A beleza mais profunda do longa está em assumir o fingimento como matéria estética legítima. O filme sabe que encena, e é justamente dessa consciência que extrai sua autenticidade.

A cena da piscina, momento culminante do sentimentalismo, é uma grande mentira, já que Reze manipula Denji. Ainda assim, a emoção permanece íntegra, quase intacta. O falso media o afeto e nunca o destrói. Essa é a operação estética mais sofisticada do filme, admitir o artifício sem perder o impacto emocional.

Ao encenar o amor como engano e o engano como possibilidade de afeto, o longa revela uma compreensão madura do próprio cinema como dispositivo. As imagens “forjadas” – com sua textura, luz, enquadramento e trilha sonora meticulosamente compostos – não escondem o caráter fabricado da experiência.

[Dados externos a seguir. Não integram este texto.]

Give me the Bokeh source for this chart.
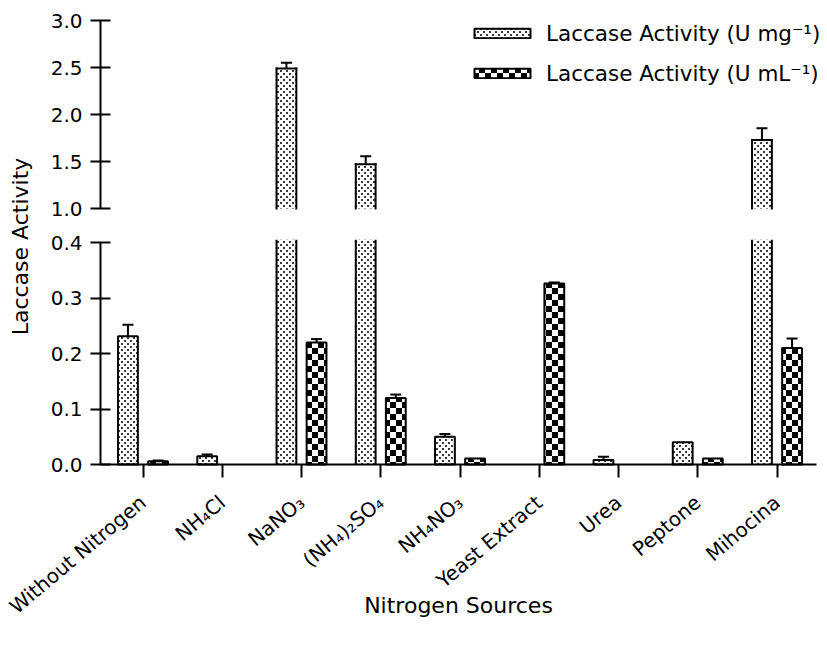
import math, zlib, struct, base64
from bokeh.plotting import figure
from bokeh.models import (ColumnDataSource, Range1d, FixedTicker, LinearAxis,
                          PrintfTickFormatter, Whisker, TeeHead, Label, ImageURLTexture)
from bokeh.transform import dodge
from bokeh.core.properties import value
from bokeh.embed import file_html
from bokeh.resources import INLINE

# ---------------- data ----------------
categories = ["Without Nitrogen", "NH\u2084Cl", "NaNO\u2083", "(NH\u2084)\u2082SO\u2084",
              "NH\u2084NO\u2083", "Yeast Extract", "Urea", "Peptone", "Mihocina"]
mg_values = [0.231, 0.015, 2.49, 1.47, 0.050, 0.0, 0.008, 0.040, 1.73]
mg_errors = [0.021, 0.003, 0.06, 0.085, 0.005, 0.0, 0.006, 0.0, 0.125]
ml_values = [0.006, 0.0, 0.220, 0.120, 0.011, 0.326, 0.0, 0.011, 0.210]
ml_errors = [0.001, 0.0, 0.006, 0.006, 0.0, 0.002, 0.0, 0.0, 0.017]
upper_ticks = [1.0, 1.5, 2.0, 2.5, 3.0]
lower_ticks = [0.0, 0.1, 0.2, 0.3, 0.4]
label_mg = "Laccase Activity (U mg\u207b\u00b9)"
label_ml = "Laccase Activity (U mL\u207b\u00b9)"
x_title = "Nitrogen Sources"
y_title = "Laccase Activity"

# ---------------- layout constants (page pixels) ----------------
FONT = "DejaVu Sans"
W, H = 827, 651
OFF = 0.19          # bar offset from group centre (category units)
BW = 0.25           # bar width (category units)
CAT0_PX = 142.5     # page x of first group centre
STEP_PX = 79.25     # page px per category
AXIS_X_PX = 100     # page x of the y axes
XAXIS_END_PX = 816
ZERO_PX = 464       # page y of 0.0
LOW_PPU = 222 / 0.4 # px per unit, lower panel
TOP3_PX = 20        # page y of 3.0
UP_PPU = 188 / 2.0  # px per unit, upper panel
LOW_CAP = 0.405     # lower bars are cut here
UP_BASE = 1.0       # upper bars start here


def xd(px):
    return (px - CAT0_PX) / STEP_PX


def yd(py):
    return (ZERO_PX - py) / LOW_PPU


# ---------------- hatch textures (tiny PNGs) ----------------
def png_uri(rows):
    h, w = len(rows), len(rows[0])
    raw = b"".join(b"\x00" + bytes(c for px in r for c in px) for r in rows)

    def chunk(t, d):
        return struct.pack(">I", len(d)) + t + d + struct.pack(">I", zlib.crc32(t + d) & 0xffffffff)
    png = (b"\x89PNG\r\n\x1a\n" + chunk(b"IHDR", struct.pack(">IIBBBBB", w, h, 8, 6, 0, 0, 0))
           + chunk(b"IDAT", zlib.compress(raw)) + chunk(b"IEND", b""))
    return "data:image/png;base64," + base64.b64encode(png).decode()


WHITE = (255, 255, 255, 255)
BLACK = (0, 0, 0, 255)
DOT = (60, 60, 60, 255)
dot_rows = [[WHITE] * 6 for _ in range(6)]
for (cx, cy) in ((1, 1), (4, 4)):
    for ddx in (0, 1):
        for ddy in (0, 1):
            dot_rows[cy + ddy][cx + ddx] = DOT
chk_rows = [[BLACK if ((x // 6) + (y // 6)) % 2 == 0 else WHITE for x in range(12)] for y in range(12)]
dots_tex = ImageURLTexture(url=png_uri(dot_rows))
checker_tex = ImageURLTexture(url=png_uri(chk_rows))

# frame covers the whole canvas; two y ranges give the broken axis
p = figure(x_range=Range1d(xd(0), xd(W)), y_range=Range1d(yd(H), yd(0)), width=W, height=H,
           output_backend="svg", toolbar_location=None, x_axis_location=None,
           y_axis_location=None, min_border=0)
p.extra_y_ranges = {"upper": Range1d(3.0 - (H - TOP3_PX) / UP_PPU, 3.0 + TOP3_PX / UP_PPU)}
p.grid.visible = False
p.outline_line_color = None

xs_idx = list(range(len(categories)))

series = [
    (mg_values, mg_errors, -OFF, "dots", dots_tex, label_mg),
    (ml_values, ml_errors, OFF, "checker", checker_tex, label_ml),
]

for vals, errs, off, hname, tex, leg in series:
    hatch = dict(fill_color="white", hatch_pattern=value(hname), hatch_extra={hname: tex})
    full = dict(x=[], top=[])
    broken = dict(x=[], top=[])
    for i, v in zip(xs_idx, vals):
        if v <= 0:
            continue
        tgt = broken if v > UP_BASE else full
        tgt["x"].append(i)
        tgt["top"].append(v)
    fsrc = ColumnDataSource(full)
    bsrc = ColumnDataSource(broken)
    xc = dodge("x", off)
    xl = dodge("x", off - BW / 2)
    xr = dodge("x", off + BW / 2)
    # unbroken bars
    p.vbar(x=xc, top="top", bottom=0, width=BW, source=fsrc, line_color="black",
           line_width=2, legend_label=leg, **hatch)
    # broken bars: lower piece (open at the break)
    p.vbar(x=xc, top=LOW_CAP, bottom=0, width=BW, source=bsrc, line_color=None, **hatch)
    for xs in (xl, xr):
        p.segment(x0=xs, y0=0, x1=xs, y1=LOW_CAP, source=bsrc, line_color="black",
                  line_width=2)
    # broken bars: upper piece (open at the break)
    p.vbar(x=xc, top="top", bottom=UP_BASE, width=BW, source=bsrc, line_color=None,
           y_range_name="upper", **hatch)
    for xs in (xl, xr):
        p.segment(x0=xs, y0=UP_BASE, x1=xs, y1="top", source=bsrc, line_color="black",
                  line_width=2, y_range_name="upper", line_cap="square")
    p.segment(x0=xl, y0="top", x1=xr, y1="top", source=bsrc, line_color="black",
              line_width=2, y_range_name="upper", line_cap="square")
    # error bars (upper side only)
    for keep, rname in ((lambda v: v < 0.4, "default"), (lambda v: v > UP_BASE, "upper")):
        wd = dict(x=[], lower=[], upper=[])
        for i, v, e in zip(xs_idx, vals, errs):
            if e > 0 and keep(v):
                wd["x"].append(i)
                wd["lower"].append(v)
                wd["upper"].append(v + e)
        p.add_layout(Whisker(base=xc, lower="lower", upper="upper", source=ColumnDataSource(wd),
                             dimension="height", line_width=2, line_color="black",
                             y_range_name=rname, lower_head=None,
                             upper_head=TeeHead(size=11, line_width=2, line_color="black")))


def y_axis(ticks, bounds, rname):
    ax = LinearAxis(y_range_name=rname, fixed_location=xd(AXIS_X_PX))
    ax.ticker = FixedTicker(ticks=ticks)
    ax.bounds = bounds
    ax.formatter = PrintfTickFormatter(format="%.1f")
    ax.axis_line_width = 2
    ax.axis_line_color = "black"
    ax.major_tick_line_width = 2
    ax.major_tick_line_color = "black"
    ax.major_tick_in = 10
    ax.major_tick_out = 10
    ax.minor_tick_line_color = None
    ax.major_label_text_font = FONT
    ax.major_label_text_font_size = "20px"
    ax.major_label_text_color = "black"
    ax.major_label_standoff = 8
    p.add_layout(ax, "left")


y_axis(lower_ticks, (0.0, 0.4), "default")
y_axis(upper_ticks, (1.0, 3.0), "upper")

xa = LinearAxis(fixed_location=0)
xa.ticker = FixedTicker(ticks=xs_idx)
xa.major_label_overrides = {i: c for i, c in zip(xs_idx, categories)}
xa.bounds = (xd(AXIS_X_PX), xd(XAXIS_END_PX))
xa.axis_line_width = 2
xa.axis_line_color = "black"
xa.major_tick_line_width = 2
xa.major_tick_line_color = "black"
xa.major_tick_in = 0
xa.major_tick_out = 13
xa.minor_tick_line_color = None
xa.major_label_orientation = 0.7
xa.major_label_standoff = 22
xa.major_label_text_font = FONT
xa.major_label_text_font_size = "20px"
xa.major_label_text_color = "black"
p.add_layout(xa, "below")

# axis titles
p.add_layout(Label(x=xd(458), y=yd(605), text=x_title, text_align="center",
                   text_baseline="middle", text_font=FONT, text_font_size="22px",
                   text_color="black"))
p.add_layout(Label(x=xd(20), y=yd(246), text=y_title, angle=math.pi / 2,
                   text_align="center", text_baseline="middle", text_font=FONT,
                   text_font_size="22px", text_color="black"))

leg = p.legend[0]
leg.glyph_width = 70
leg.glyph_height = 12
leg.label_height = 26
leg.label_standoff = 9
leg.spacing = 14
leg.padding = 0
leg.margin = 0
leg.location = (467, H - 20 - (2 * 26 + 14))
leg.border_line_color = None
leg.background_fill_alpha = 0
leg.label_text_font = FONT
leg.label_text_font_size = "21.5px"
leg.label_text_color = "black"

open("out.html", "w").write(file_html(p, INLINE))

Pelo contrário, o exibem como parte essencial da emoção. A mentira tem textura, cor e ritmo. É uma mentira “sentida”, um artifício que, por conhecer sua condição de ilusão, alcança a verdade dos sentimentos que imita.

Essa é, talvez, a essência do olhar de Tatsuki Fujimoto. Um olhar profundamente cinematográfico no sentido em que a emoção nasce da consciência do artifício. O autor compreende que o impacto não vem de uma ilusão de realismo, mas da força formal de um gesto que se sabe encenado e, ainda assim, comove.

O cinema, aqui, é uma superfície transparente e autoirônica, mas também o último abrigo do afeto. Um lugar em que a mentira e a emoção coexistem, em que a forma é o próprio conteúdo.

Não é coincidência que o universo de Fujimoto possua cinéfilos e referências diretas a outros filmes. O autor parece propor um pacto de fingimento mútuo entre artista e espectador.

A arte, para ele, é uma forma de engano compartilhado. Um espaço simbólico em que ambos concordam em acreditar, mesmo sabendo que é tudo invenção. É nesse acordo que Arco da Reze encontra sua potência poética. Ao aceitar que o sentimento é uma construção, o filme consegue tornar o artifício mais verdadeiro que o real.